I want to raise a serious concern that has been building for months regarding treasury priorities, transparency, and the overall direction of the ecosystem.
Like many others here, I invested in ZKsync because I genuinely believed in the technology and the long-term potential of the project. The vision around zero-knowledge infrastructure and scaling was compelling, and the market sentiment around the ecosystem seemed strong.
However, the more time passes, the more troubling the situation looks from the perspective of a token holder.
Over the last months we have seen millions of ZK distributed through various “community initiatives,” and now proposals like Community Activation RFP 3 request another ~833k ZK for narrative and social media campaigns.
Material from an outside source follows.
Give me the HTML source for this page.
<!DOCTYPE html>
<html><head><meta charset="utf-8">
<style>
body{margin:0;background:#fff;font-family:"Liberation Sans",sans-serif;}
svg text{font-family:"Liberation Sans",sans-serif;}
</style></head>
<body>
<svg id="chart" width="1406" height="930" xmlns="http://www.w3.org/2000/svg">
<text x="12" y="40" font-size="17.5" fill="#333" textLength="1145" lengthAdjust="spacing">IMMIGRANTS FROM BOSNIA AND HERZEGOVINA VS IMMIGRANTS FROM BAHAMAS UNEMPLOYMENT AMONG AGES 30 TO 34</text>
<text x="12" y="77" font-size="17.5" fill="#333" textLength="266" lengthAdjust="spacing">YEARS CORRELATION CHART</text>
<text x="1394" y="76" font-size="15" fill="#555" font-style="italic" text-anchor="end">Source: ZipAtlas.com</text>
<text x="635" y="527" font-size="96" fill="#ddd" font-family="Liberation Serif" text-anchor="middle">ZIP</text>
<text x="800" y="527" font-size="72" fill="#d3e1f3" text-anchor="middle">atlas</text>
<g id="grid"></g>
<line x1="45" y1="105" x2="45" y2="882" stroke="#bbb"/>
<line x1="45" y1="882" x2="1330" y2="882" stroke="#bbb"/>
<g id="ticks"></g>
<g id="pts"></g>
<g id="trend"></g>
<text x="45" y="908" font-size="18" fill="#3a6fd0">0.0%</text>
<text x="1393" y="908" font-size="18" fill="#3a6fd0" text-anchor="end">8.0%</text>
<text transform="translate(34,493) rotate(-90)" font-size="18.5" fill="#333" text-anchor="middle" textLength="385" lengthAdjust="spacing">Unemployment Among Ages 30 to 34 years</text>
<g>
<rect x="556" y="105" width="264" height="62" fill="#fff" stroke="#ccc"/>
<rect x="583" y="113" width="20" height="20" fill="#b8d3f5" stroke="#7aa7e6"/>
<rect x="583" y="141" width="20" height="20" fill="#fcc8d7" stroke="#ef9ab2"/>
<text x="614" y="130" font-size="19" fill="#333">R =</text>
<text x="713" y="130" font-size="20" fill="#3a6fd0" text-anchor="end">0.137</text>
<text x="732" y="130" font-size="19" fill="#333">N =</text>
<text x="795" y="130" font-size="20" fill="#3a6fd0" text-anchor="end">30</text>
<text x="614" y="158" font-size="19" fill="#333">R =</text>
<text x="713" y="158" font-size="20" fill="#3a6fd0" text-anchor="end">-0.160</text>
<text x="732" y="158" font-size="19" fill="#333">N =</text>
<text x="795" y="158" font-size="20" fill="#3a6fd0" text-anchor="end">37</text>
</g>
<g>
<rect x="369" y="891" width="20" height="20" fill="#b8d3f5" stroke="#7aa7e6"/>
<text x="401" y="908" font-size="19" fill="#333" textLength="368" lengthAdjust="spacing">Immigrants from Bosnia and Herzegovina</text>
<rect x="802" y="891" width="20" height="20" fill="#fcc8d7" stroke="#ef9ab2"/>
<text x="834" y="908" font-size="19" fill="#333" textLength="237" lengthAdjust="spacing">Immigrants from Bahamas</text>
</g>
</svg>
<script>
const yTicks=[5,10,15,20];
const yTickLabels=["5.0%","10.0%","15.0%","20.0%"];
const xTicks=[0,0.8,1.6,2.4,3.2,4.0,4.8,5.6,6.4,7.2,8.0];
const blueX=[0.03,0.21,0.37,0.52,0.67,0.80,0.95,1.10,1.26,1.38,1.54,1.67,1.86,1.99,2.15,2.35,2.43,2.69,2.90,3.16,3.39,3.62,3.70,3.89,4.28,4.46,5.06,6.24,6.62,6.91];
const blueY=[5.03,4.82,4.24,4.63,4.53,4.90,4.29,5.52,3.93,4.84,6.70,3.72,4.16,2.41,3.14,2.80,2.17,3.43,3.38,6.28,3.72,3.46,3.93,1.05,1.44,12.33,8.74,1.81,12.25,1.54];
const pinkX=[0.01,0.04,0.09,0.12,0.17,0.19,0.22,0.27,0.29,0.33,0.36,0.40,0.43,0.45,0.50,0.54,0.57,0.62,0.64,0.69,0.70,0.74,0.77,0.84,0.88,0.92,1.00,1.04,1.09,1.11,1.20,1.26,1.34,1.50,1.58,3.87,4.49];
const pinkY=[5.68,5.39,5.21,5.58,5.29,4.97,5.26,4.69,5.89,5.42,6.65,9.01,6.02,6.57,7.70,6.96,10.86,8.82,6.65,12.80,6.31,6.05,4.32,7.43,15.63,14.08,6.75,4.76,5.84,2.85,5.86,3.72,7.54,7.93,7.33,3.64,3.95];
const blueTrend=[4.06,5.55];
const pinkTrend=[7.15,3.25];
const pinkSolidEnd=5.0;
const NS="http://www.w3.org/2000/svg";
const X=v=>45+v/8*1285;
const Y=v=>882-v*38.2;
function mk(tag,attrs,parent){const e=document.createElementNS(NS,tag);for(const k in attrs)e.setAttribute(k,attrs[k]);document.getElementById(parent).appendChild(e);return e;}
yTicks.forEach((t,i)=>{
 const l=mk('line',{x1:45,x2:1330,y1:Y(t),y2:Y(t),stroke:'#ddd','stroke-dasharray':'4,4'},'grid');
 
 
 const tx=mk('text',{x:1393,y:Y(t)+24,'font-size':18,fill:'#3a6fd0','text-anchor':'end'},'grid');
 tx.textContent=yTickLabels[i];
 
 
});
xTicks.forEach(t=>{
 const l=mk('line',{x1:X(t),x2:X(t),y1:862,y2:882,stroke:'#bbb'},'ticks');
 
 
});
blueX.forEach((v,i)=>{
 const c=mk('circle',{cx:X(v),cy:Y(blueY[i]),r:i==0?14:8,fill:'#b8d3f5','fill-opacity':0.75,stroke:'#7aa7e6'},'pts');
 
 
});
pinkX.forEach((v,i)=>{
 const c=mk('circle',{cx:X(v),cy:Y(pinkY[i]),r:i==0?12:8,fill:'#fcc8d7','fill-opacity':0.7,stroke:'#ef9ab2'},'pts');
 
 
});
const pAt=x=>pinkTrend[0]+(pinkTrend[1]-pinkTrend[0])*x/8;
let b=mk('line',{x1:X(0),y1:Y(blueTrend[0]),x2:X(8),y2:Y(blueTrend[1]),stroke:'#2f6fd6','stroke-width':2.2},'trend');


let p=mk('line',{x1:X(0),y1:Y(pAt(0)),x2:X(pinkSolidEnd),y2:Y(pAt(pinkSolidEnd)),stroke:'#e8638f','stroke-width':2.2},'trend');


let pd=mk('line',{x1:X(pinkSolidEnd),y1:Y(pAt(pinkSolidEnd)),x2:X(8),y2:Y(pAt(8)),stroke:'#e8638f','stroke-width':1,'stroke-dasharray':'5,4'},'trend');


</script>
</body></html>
Previously, another program allocated roughly 1,000,000 ZK to creators who are required to produce 20–30 posts per month aligned with pre-approved narratives such as:
• “ZKsync as institutional infrastructure”
• “Bank Stack”
• “MiCA readiness”
• “beyond L2 superiority”
At this point it raises a very uncomfortable question:
Why is such a significant portion of the treasury being used to fund coordinated messaging campaigns instead of initiatives that drive real ecosystem value?
This proposal honestly makes the situation look even worse. Instead of prioritizing builders, infrastructure, adoption, or mechanisms that strengthen the token economy, more treasury funds are being directed toward social media narratives, impressions, and engagement metrics.
Meanwhile, several fundamental questions from token holders remain unanswered:
• Where is the clear value-accrual model for the ZK token?
• Where are mechanisms that align protocol growth with token holder value?
• Are there any plans for buybacks, burns, or revenue-linked incentives?
• Why is staking participation still weak relative to circulating supply?
• Why is treasury transparency still missing despite earlier requests from the community?
Three months ago, a reasonable request was made asking for a high-level treasury disclosure and spending breakdown. The response acknowledged the question but ultimately did not provide the information requested, and since then there has been no follow-up.
At the same time, new proposals continue to distribute large amounts of ZK tokens.
From the outside, the pattern increasingly looks like this:
Treasury tokens → distributed to influencers → influencers push narratives → token supply continues to expand → market confidence continues to weaken.
This is extremely concerning for small investors who believed in the project.
For the team and founders, ZKsync may be an exciting technological experiment or long-term research effort. For many people in this community, however, the token represents years of hard-earned money invested into the ecosystem.
Personally, I invested because I believed in the fundamentals. But what I am seeing now makes me question whether the market sentiment around ZKsync was truly organic, or largely driven by paid narrative campaigns funded by the treasury itself.
That is a very uncomfortable thought.
There is also a broader governance concern that should not be ignored. When treasury funds are used to pay creators to promote pre-defined narratives about the ecosystem, it raises legitimate questions about transparency and disclosure. If large portions of the online sentiment around the project are influenced by treasury-funded messaging programs, the community deserves clear visibility into that process. Otherwise, it becomes difficult for investors and users to distinguish between genuine community enthusiasm and paid promotional activity funded by the ecosystem’s own treasury.
Greater transparency around these programs and overall treasury spending would help avoid that perception and strengthen trust.
If the technology is truly as strong as claimed, it should not require millions of tokens spent on coordinated social media messaging to maintain confidence.
What the ecosystem needs is:
• Clear treasury transparency
• A credible token value-accrual model
• Stronger alignment between the team and token holders
• Funding for builders, infrastructure, and real adoption
Not more narrative campaigns.
I may be wrong in my assessment, but if I’m not the only one seeing these patterns, then it’s important that more token holders start asking these questions.